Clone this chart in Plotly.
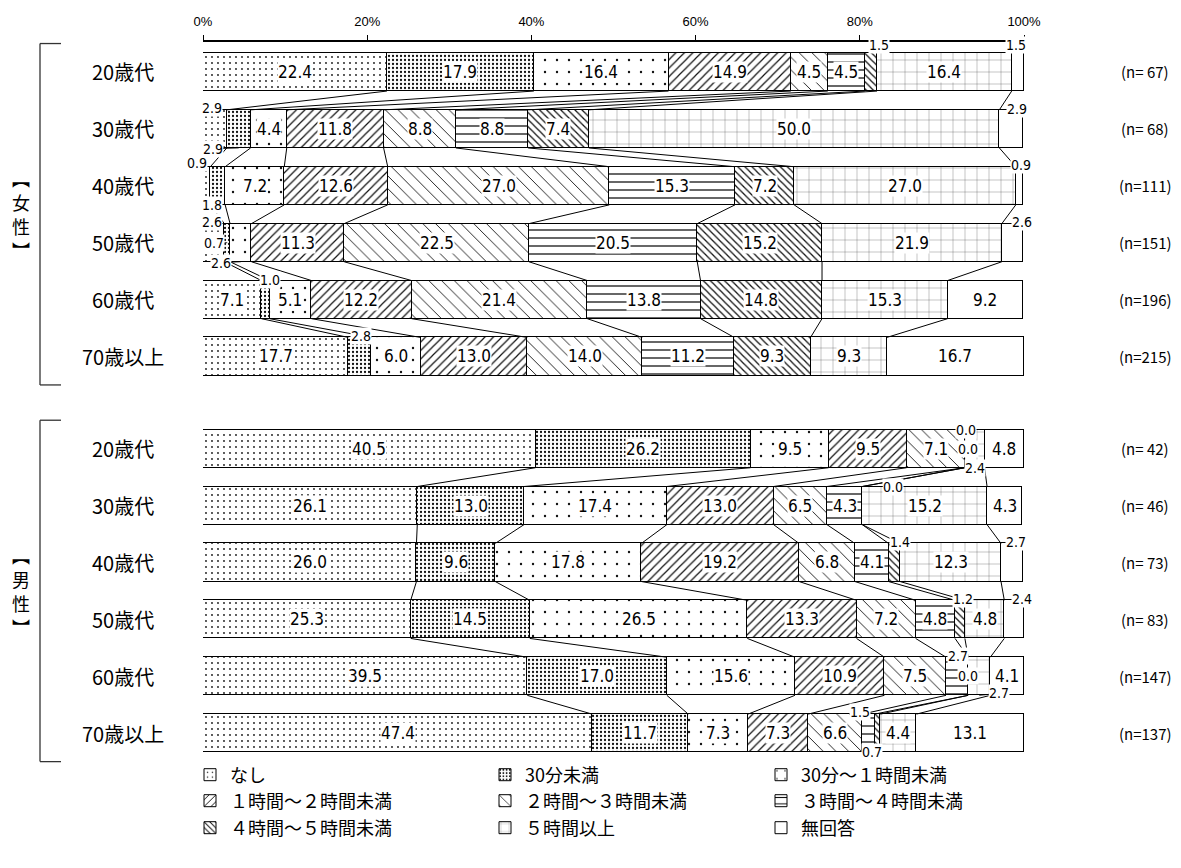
import plotly.graph_objects as go

# ---------------- data ----------------
categories = ["なし", "30分未満", "30分～１時間未満", "１時間～２時間未満", "２時間～３時間未満",
              "３時間～４時間未満", "４時間～５時間未満", "５時間以上", "無回答"]
age_labels = ["20歳代", "30歳代", "40歳代", "50歳代", "60歳代", "70歳以上"]

female_n = [67, 68, 111, 151, 196, 215]
male_n = [42, 46, 73, 83, 147, 137]

female_20 = [22.4, 17.9, 16.4, 14.9, 4.5, 4.5, 1.5, 16.4, 1.5]
female_30 = [2.9, 2.9, 4.4, 11.8, 8.8, 8.8, 7.4, 50.0, 2.9]
female_40 = [0.9, 1.8, 7.2, 12.6, 27.0, 15.3, 7.2, 27.0, 0.9]
female_50 = [2.6, 0.7, 2.6, 11.3, 22.5, 20.5, 15.2, 21.9, 2.6]
female_60 = [7.1, 1.0, 5.1, 12.2, 21.4, 13.8, 14.8, 15.3, 9.2]
female_70 = [17.7, 2.8, 6.0, 13.0, 14.0, 11.2, 9.3, 9.3, 16.7]

male_20 = [40.5, 26.2, 9.5, 9.5, 7.1, 0.0, 0.0, 2.4, 4.8]
male_30 = [26.1, 13.0, 17.4, 13.0, 6.5, 4.3, 0.0, 15.2, 4.3]
male_40 = [26.0, 9.6, 17.8, 19.2, 6.8, 4.1, 1.4, 12.3, 2.7]
male_50 = [25.3, 14.5, 26.5, 13.3, 7.2, 4.8, 1.2, 4.8, 2.4]
male_60 = [39.5, 17.0, 15.6, 10.9, 7.5, 2.7, 0.0, 2.7, 4.1]
male_70 = [47.4, 11.7, 7.3, 7.3, 6.6, 1.5, 0.7, 4.4, 13.1]

female_rows = [female_20, female_30, female_40, female_50, female_60, female_70]
male_rows = [male_20, male_30, male_40, male_50, male_60, male_70]

tick_vals = [0, 20, 40, 60, 80, 100]
tick_text = ["0%", "20%", "40%", "60%", "80%", "100%"]

# ---------------- layout geometry ----------------
W, H = 1181, 868
L, R, T, B = 203, 157, 42, 102
PW, PH = W - L - R, H - T - B
MALE_OFFSET = 6.62
BAR_W = 0.67
Y_TOP, Y_BOTTOM = -0.527, 12.197
UNIT_PX = PH / (Y_BOTTOM - Y_TOP)


def px_x(p):
    return (p - L) / PW


def px_y(p):
    return 1 - (p - T) / PH


rows = female_rows + male_rows
ypos = [i for i in range(6)] + [MALE_OFFSET + i for i in range(6)]
n_all = female_n + male_n

patterns = [
    dict(shape=".", size=6, solidity=0.07),
    dict(shape=".", size=4, solidity=0.25),
    dict(shape=".", size=12, solidity=0.03),
    dict(shape="/", size=6, solidity=0.2),
    dict(shape="\\", size=9, solidity=0.1),
    dict(shape="-", size=8, solidity=0.16),
    dict(shape="\\", size=5, solidity=0.25),
    dict(shape="+", size=12, solidity=0.04),
    dict(shape="", size=8, solidity=0.1),
]
legend_ids = ["legend"] + [f"legend{i}" for i in range(2, 10)]

fig = go.Figure()
for j, cat in enumerate(categories):
    pat = dict(patterns[j])
    pat.update(fgcolor="#111111", bgcolor="white", fillmode="replace")
    fig.add_trace(go.Bar(
        x=[r[j] for r in rows], y=ypos, orientation="h", width=BAR_W,
        name=cat, legend=legend_ids[j],
        marker=dict(color="white", line=dict(color="black", width=1), pattern=pat),
        hoverinfo="skip",
    ))

# connector lines between adjacent rows within each group
cx, cy = [], []
for g in range(2):
    for i in range(5):
        a = rows[g * 6 + i]
        b = rows[g * 6 + i + 1]
        ya = ypos[g * 6 + i] + BAR_W / 2
        yb = ypos[g * 6 + i + 1] - BAR_W / 2
        for k in range(1, 9):
            cx += [sum(a[:k]), sum(b[:k]), None]
            cy += [ya, yb, None]
fig.add_trace(go.Scatter(x=cx, y=cy, mode="lines", line=dict(color="black", width=1),
                         showlegend=False, hoverinfo="skip"))

# ---------------- labels ----------------
# small values: (row index, category) -> (edge, ax, ay)  pixel offsets of label text
small_labels = {
    (0, 6): ("top", 8, -8), (0, 8): ("top", -2, -8),
    (1, 0): ("top", -3, -2), (1, 1): ("bottom", -26, 1), (1, 8): ("top", 6, -1),
    (2, 0): ("top", -10, -4), (2, 1): ("bottom", -6, 0), (2, 8): ("top", 2, -2),
    (3, 0): ("top", -2, -2), (3, 1): ("mid", -13, 0), (3, 2): ("bottom", -20, 1), (3, 8): ("top", 9, -2),
    (4, 1): ("top", 5, -1),
    (5, 1): ("top", 1, -1),
    (6, 5): ("top", 1, 0), (6, 6): ("mid", 3, 0), (6, 7): ("bottom", 0, 0),
    (7, 6): ("top", 31, 0),
    (8, 6): ("top", 6, -1), (8, 8): ("top", 4, -1),
    (9, 6): ("top", 3, -1), (9, 8): ("top", 8, -1),
    (10, 5): ("top", 1, -1), (10, 6): ("mid", 0, 0), (10, 7): ("bottom", 20, -2),
    (11, 5): ("top", -8, -2), (11, 6): ("bottom", -5, 0),
}

NUM_FONT = "DejaVu Sans Condensed, Noto Sans CJK JP, sans-serif"
JP_FONT = "Noto Sans CJK JP, sans-serif"
ann = []
for ri, r in enumerate(rows):
    y = ypos[ri]
    start = 0.0
    for j, v in enumerate(r):
        xc = start + v / 2
        txt = f"{v:.1f}"
        if (ri, j) in small_labels:
            edge, axp, ayp = small_labels[(ri, j)]
            yy = y - BAR_W / 2 if edge == "top" else (y + BAR_W / 2 if edge == "bottom" else y)
            ann.append(dict(x=xc, y=yy, xref="x", yref="y", text=txt, showarrow=True,
                            ax=axp, ay=ayp, arrowhead=0, arrowwidth=0.8, arrowcolor="black",
                            standoff=0, bgcolor="white", borderpad=0,
                            font=dict(family=NUM_FONT, size=14, color="black")))
        else:
            ann.append(dict(x=xc, y=y, xref="x", yref="y", text=txt, showarrow=False,
                            bgcolor="white", borderpad=0,
                            font=dict(family=NUM_FONT, size=17, color="black")))
        start += v
    # row label and n label
    ann.append(dict(x=px_x(123), y=y, xref="paper", yref="y", text=age_labels[ri % 6],
                    showarrow=False, xanchor="center",
                    font=dict(family=JP_FONT, size=20, color="black")))
    ann.append(dict(x=px_x(1145), y=y, xref="paper", yref="y", text=f"(n={n_all[ri]:>3})",
                    showarrow=False, xanchor="center",
                    font=dict(family=JP_FONT, size=15, color="black")))

# group labels (vertical) and brackets
shapes = []
for g, label in enumerate(["女性", "男性"]):
    mid = 2.5 + g * MALE_OFFSET
    chars = ["︻", label[0], label[1], "︼"]
    step = 24.0 / UNIT_PX
    for k, ch in enumerate(chars):
        ann.append(dict(x=px_x(21), y=mid + (k - 1.5) * step, xref="paper", yref="y", text=ch,
                        showarrow=False, xanchor="center", yanchor="middle",
                        font=dict(family=JP_FONT, size=18, color="black")))
    y0, y1 = mid - 3.0, mid + 3.0
    line = dict(color="#333333", width=1.3)
    shapes.append(dict(type="line", xref="paper", yref="y", x0=px_x(40), x1=px_x(40), y0=y0, y1=y1, line=line))
    shapes.append(dict(type="line", xref="paper", yref="y", x0=px_x(40), x1=px_x(61), y0=y0, y1=y0, line=line))
    shapes.append(dict(type="line", xref="paper", yref="y", x0=px_x(40), x1=px_x(61), y0=y1, y1=y1, line=line))

legend_style = dict(orientation="v", xanchor="left", yanchor="middle", bgcolor="rgba(0,0,0,0)",
                    font=dict(family=JP_FONT, size=18, color="black"), itemclick=False,
                    itemdoubleclick=False, traceorder="normal")
col_x = [190, 485, 761]
row_y = [775, 801, 828]
legend_layout = {}
for j, lid in enumerate(legend_ids):
    legend_layout[lid] = dict(legend_style, x=px_x(col_x[j % 3]), y=px_y(row_y[j // 3]))

fig.update_layout(
    width=W, height=H,
    margin=dict(l=L, r=R, t=T, b=B),
    plot_bgcolor="white", paper_bgcolor="white",
    barmode="stack", bargap=0,
    showlegend=True,
    xaxis=dict(side="top", range=[0, 100], tickvals=tick_vals, ticktext=tick_text,
               showline=True, linecolor="black", linewidth=2, ticks="outside", ticklen=5,
               tickcolor="black", showgrid=False, zeroline=False, fixedrange=True,
               ticklabelstandoff=4,
               tickfont=dict(family="Liberation Sans, Arial, sans-serif", size=13, color="black")),
    yaxis=dict(range=[Y_BOTTOM, Y_TOP], showticklabels=False, showgrid=False, zeroline=False,
               showline=False, ticks="", fixedrange=True),
    annotations=ann,
    shapes=shapes,
    **legend_layout,
)

fig.write_html("out.html", config={"displayModeBar": False},
               post_script="document.body.style.margin='0';document.body.style.padding='0';")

Instruction:
Write out nothing but the lines from the start of the data through the line with "male_n = [42, 46, 73, 83, 147, 137]". Leave out the pictures.

Complete response:
Clone this chart in Plotly.
import plotly.graph_objects as go

# ---------------- data ----------------
categories = ["なし", "30分未満", "30分～１時間未満", "１時間～２時間未満", "２時間～３時間未満",
              "３時間～４時間未満", "４時間～５時間未満", "５時間以上", "無回答"]
age_labels = ["20歳代", "30歳代", "40歳代", "50歳代", "60歳代", "70歳以上"]

female_n = [67, 68, 111, 151, 196, 215]
male_n = [42, 46, 73, 83, 147, 137]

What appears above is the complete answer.